## Collected data
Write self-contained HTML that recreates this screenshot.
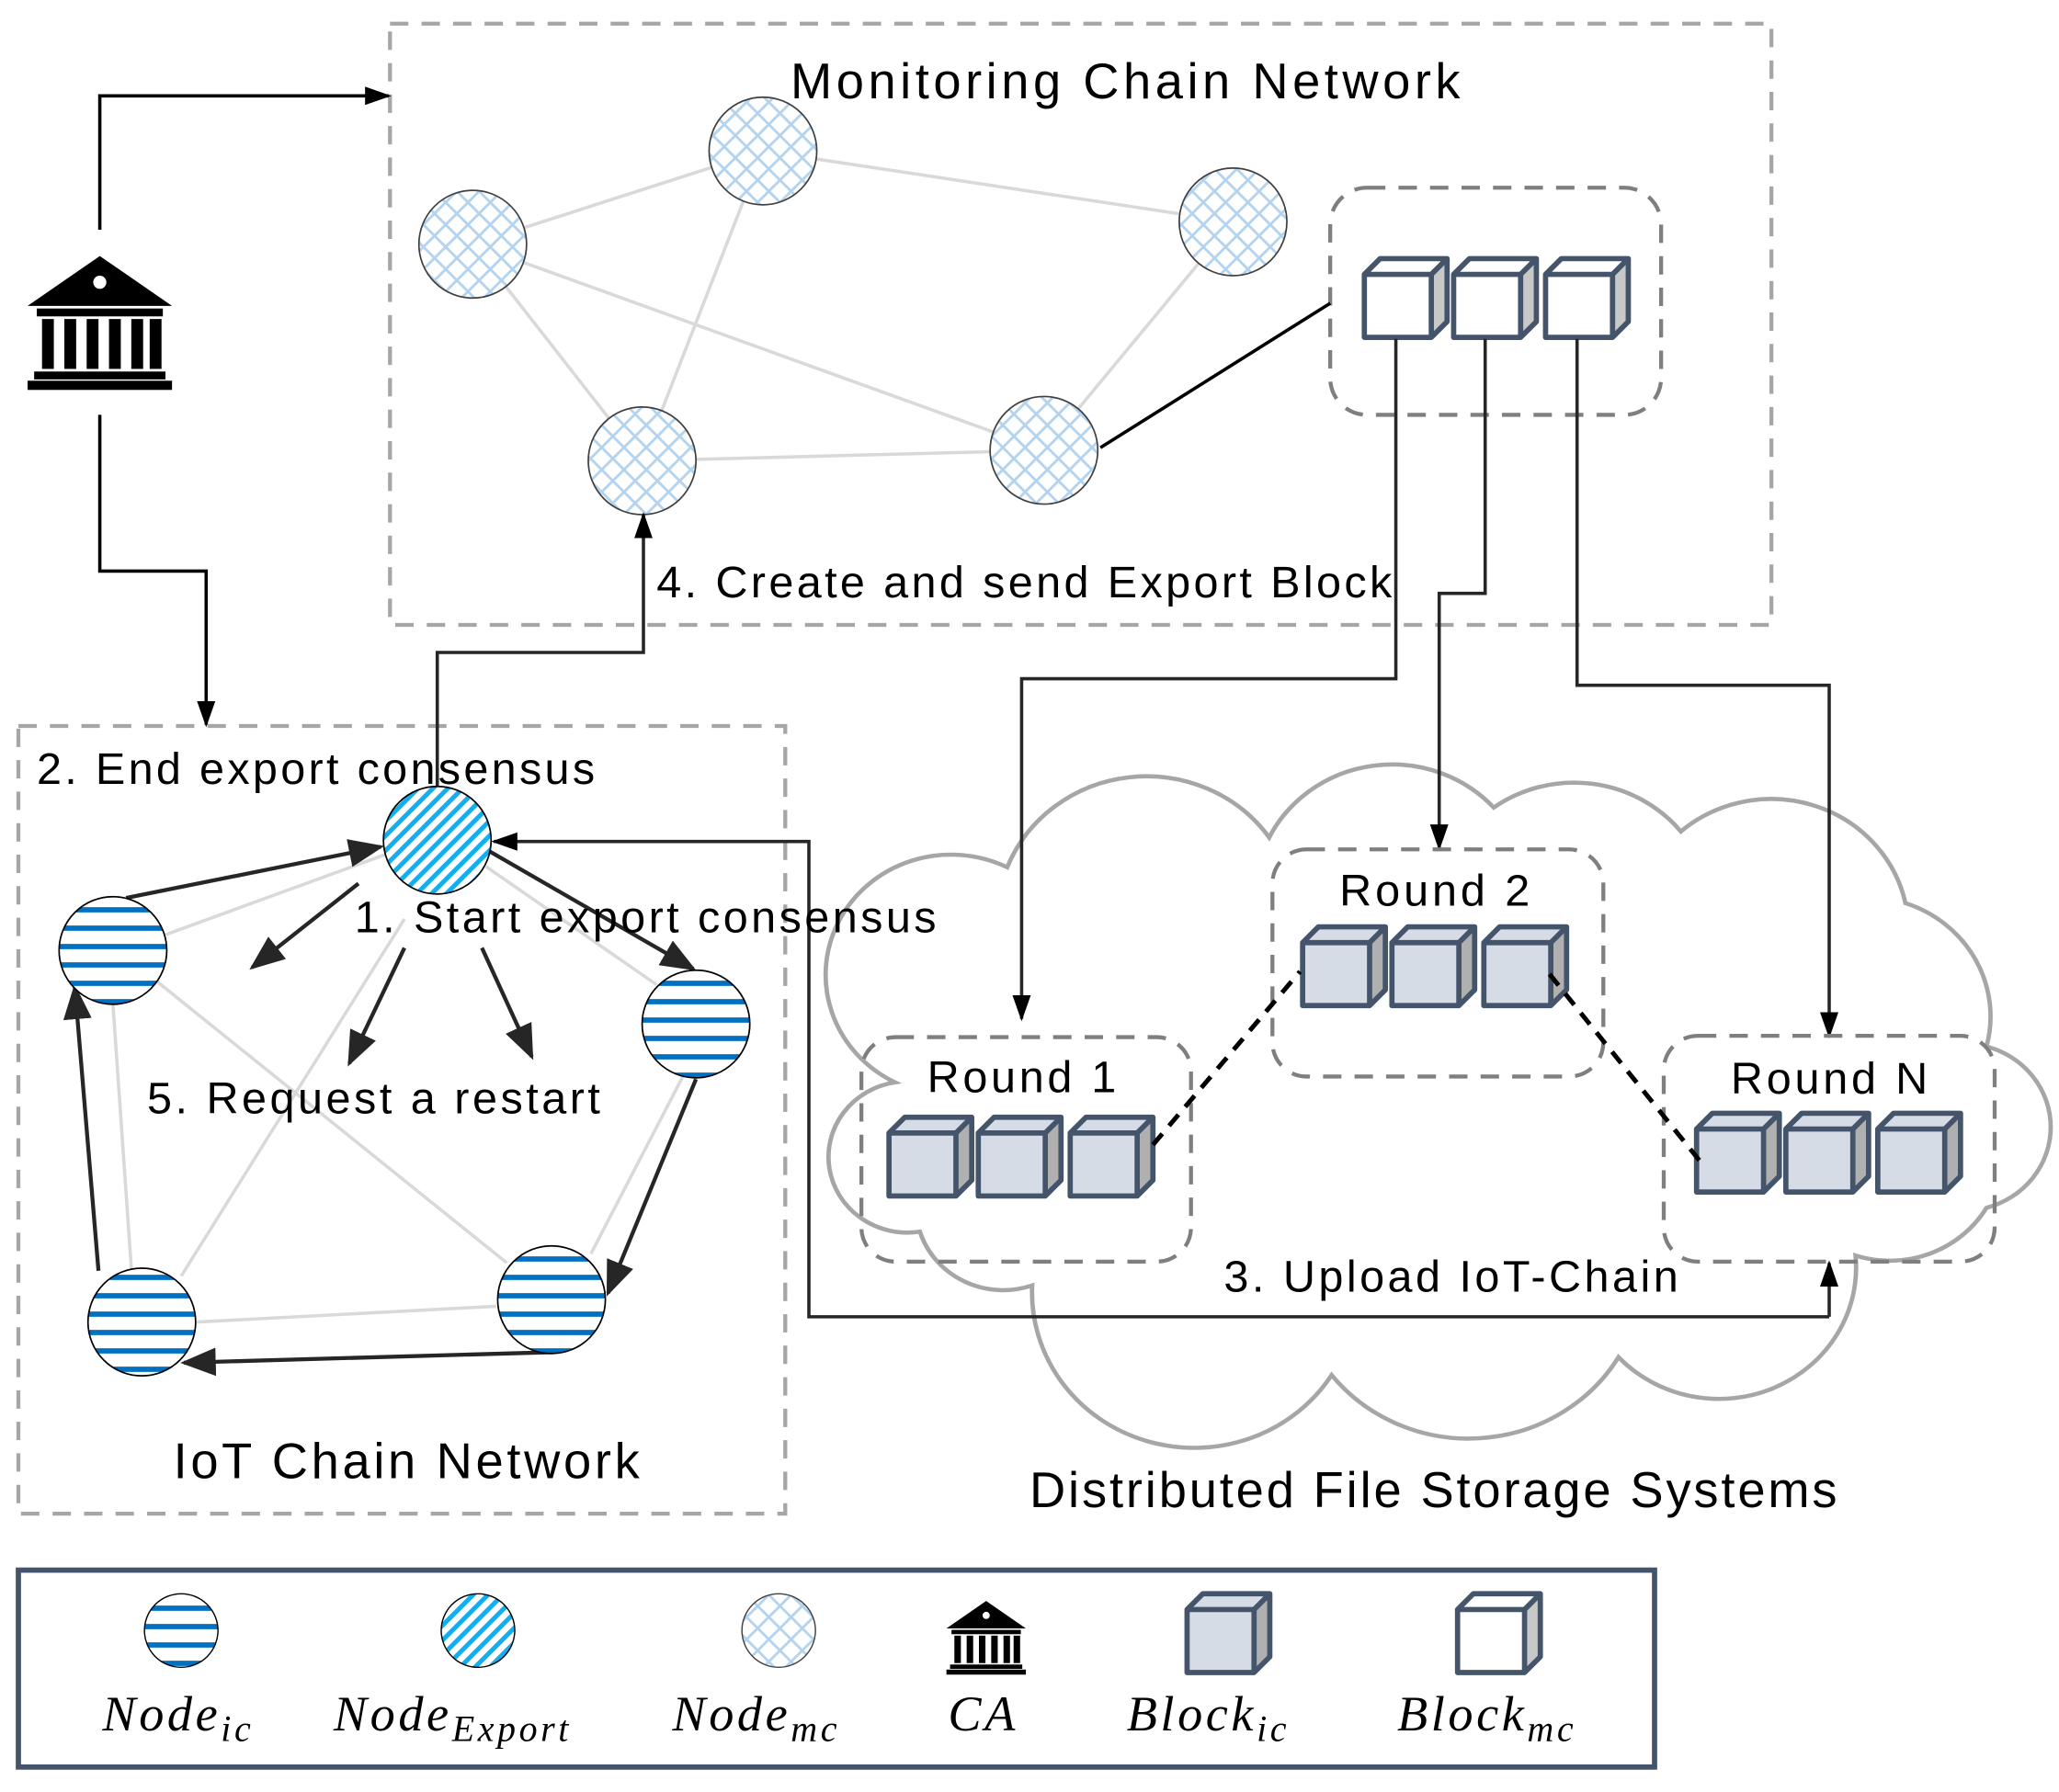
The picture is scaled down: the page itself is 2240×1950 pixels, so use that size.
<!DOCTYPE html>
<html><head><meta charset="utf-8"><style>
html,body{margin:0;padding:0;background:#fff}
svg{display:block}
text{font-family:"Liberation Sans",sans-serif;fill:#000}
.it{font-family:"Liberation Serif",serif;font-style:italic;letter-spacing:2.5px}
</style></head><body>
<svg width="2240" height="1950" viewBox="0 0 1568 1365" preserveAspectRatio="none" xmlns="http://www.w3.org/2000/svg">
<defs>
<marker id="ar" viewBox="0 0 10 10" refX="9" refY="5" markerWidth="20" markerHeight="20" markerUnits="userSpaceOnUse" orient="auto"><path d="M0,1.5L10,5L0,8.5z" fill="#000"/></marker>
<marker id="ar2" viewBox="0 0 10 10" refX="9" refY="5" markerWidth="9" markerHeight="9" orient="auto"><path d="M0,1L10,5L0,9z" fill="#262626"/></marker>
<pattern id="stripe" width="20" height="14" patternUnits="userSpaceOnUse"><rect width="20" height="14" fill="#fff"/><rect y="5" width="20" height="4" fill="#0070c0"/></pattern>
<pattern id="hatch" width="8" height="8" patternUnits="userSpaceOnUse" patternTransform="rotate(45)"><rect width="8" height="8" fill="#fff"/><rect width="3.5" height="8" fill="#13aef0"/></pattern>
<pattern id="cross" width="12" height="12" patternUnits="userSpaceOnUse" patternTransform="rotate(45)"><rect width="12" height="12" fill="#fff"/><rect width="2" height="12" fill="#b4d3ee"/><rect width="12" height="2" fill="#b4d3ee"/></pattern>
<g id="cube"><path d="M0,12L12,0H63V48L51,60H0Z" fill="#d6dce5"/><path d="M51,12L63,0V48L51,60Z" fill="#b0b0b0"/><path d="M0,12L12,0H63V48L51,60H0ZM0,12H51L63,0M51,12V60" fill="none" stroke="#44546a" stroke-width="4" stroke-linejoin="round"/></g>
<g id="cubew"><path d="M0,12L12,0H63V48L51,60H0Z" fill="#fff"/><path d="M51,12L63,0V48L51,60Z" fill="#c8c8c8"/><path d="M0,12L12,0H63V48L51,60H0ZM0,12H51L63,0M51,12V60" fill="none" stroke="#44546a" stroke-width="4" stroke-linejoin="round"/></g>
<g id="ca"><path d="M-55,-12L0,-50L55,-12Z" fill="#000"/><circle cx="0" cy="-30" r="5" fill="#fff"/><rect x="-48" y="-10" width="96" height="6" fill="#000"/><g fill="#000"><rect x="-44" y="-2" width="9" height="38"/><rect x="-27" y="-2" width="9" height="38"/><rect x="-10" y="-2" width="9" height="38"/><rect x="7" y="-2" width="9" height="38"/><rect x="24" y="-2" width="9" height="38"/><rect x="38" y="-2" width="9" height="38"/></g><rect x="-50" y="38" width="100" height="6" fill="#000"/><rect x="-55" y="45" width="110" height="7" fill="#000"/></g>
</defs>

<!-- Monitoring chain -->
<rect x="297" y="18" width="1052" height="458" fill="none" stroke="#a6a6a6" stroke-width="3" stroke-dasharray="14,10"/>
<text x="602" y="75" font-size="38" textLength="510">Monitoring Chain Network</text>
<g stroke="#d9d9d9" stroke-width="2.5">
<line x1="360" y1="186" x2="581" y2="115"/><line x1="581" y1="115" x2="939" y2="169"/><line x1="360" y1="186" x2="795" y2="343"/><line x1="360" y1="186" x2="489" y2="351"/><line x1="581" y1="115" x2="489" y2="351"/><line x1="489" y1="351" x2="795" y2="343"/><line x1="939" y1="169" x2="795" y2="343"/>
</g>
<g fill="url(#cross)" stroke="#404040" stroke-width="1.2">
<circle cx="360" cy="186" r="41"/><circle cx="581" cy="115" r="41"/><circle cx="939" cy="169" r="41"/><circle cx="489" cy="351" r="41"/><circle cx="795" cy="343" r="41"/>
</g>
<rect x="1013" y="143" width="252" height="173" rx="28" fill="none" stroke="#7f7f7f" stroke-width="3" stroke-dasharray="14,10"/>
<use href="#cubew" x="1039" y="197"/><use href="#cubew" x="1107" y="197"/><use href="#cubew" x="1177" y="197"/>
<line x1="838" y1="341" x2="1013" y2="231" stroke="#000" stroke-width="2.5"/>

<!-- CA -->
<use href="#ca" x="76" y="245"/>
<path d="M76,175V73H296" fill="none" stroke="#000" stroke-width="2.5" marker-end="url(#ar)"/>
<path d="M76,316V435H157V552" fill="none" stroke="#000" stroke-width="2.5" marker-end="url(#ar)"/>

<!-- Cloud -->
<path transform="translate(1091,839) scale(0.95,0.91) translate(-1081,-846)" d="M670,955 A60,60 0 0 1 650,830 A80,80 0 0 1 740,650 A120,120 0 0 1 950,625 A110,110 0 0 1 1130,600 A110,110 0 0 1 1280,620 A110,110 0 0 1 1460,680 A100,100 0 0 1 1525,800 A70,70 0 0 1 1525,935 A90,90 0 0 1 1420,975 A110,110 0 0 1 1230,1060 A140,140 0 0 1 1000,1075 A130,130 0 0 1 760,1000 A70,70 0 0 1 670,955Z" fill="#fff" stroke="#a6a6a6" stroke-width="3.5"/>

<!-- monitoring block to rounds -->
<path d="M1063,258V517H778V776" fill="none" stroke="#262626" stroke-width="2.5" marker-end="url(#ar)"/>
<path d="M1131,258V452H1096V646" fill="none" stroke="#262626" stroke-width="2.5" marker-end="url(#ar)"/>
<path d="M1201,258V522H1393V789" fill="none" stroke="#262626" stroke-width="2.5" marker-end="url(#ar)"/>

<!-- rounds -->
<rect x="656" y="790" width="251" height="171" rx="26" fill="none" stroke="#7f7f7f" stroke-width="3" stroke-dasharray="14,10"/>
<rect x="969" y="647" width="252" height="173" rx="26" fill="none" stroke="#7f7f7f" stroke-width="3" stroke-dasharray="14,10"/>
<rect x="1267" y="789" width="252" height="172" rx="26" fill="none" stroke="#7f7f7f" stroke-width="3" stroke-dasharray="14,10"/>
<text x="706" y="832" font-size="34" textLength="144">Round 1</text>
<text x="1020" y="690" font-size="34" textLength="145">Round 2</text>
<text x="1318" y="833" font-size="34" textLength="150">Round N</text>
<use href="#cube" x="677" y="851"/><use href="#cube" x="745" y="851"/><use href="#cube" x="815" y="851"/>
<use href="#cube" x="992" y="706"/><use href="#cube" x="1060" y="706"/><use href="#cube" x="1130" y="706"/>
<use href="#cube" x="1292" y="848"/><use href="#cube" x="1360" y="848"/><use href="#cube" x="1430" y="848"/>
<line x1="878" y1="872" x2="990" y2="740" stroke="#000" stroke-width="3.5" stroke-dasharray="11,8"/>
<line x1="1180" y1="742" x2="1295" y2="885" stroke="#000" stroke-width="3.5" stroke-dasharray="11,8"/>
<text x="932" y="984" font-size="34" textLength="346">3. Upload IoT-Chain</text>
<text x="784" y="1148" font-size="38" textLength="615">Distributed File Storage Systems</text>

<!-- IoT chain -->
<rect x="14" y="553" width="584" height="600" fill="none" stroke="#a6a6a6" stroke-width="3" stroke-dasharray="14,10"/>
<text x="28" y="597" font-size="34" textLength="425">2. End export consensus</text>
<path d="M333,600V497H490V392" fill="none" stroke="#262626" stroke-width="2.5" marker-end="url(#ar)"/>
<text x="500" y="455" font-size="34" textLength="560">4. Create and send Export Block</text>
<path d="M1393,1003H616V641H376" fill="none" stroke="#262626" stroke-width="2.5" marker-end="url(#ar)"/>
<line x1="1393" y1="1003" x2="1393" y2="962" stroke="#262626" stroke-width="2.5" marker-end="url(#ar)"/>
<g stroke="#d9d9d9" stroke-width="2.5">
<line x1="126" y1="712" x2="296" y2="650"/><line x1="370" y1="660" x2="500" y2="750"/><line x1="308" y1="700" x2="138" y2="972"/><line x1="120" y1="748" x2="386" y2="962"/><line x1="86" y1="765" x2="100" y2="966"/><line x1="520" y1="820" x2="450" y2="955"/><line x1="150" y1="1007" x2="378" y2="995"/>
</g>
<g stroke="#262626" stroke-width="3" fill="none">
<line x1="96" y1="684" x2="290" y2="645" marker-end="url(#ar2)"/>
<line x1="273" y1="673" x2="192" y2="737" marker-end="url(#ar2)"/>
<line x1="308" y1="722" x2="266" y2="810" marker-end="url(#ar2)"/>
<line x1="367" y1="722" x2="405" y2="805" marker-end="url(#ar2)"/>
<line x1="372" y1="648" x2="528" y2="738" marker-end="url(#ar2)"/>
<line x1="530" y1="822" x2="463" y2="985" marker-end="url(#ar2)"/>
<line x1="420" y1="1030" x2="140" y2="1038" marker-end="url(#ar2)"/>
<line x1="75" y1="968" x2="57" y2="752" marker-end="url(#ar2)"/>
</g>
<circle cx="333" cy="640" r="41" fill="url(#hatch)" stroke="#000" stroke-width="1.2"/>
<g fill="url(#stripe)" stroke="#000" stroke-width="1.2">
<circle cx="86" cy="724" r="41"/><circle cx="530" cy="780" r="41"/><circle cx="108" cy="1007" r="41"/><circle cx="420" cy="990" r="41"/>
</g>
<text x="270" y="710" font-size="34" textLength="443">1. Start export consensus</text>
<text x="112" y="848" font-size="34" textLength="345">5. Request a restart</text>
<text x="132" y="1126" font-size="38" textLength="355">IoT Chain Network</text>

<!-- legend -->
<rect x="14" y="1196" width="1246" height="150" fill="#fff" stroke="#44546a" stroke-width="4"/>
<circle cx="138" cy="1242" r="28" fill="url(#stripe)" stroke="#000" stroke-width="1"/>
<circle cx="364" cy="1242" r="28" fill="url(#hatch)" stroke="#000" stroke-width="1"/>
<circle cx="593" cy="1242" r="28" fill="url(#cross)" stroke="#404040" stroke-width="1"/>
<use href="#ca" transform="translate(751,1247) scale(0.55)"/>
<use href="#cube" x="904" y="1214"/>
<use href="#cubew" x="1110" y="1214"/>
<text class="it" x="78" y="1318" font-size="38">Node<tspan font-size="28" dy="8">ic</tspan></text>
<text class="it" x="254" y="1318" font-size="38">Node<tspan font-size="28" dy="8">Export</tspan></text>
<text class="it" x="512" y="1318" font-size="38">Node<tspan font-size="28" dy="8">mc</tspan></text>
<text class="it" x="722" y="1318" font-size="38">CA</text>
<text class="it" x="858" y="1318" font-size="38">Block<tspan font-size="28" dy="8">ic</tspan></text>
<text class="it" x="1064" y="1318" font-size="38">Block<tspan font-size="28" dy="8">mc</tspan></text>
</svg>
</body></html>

## Exercise instructions
Pick out all lines containing the string "that".

## Answer to the problem
Write self-contained HTML that recreates this screenshot.
The picture is scaled down: the page itself is 2240×1950 pixels, so use that size.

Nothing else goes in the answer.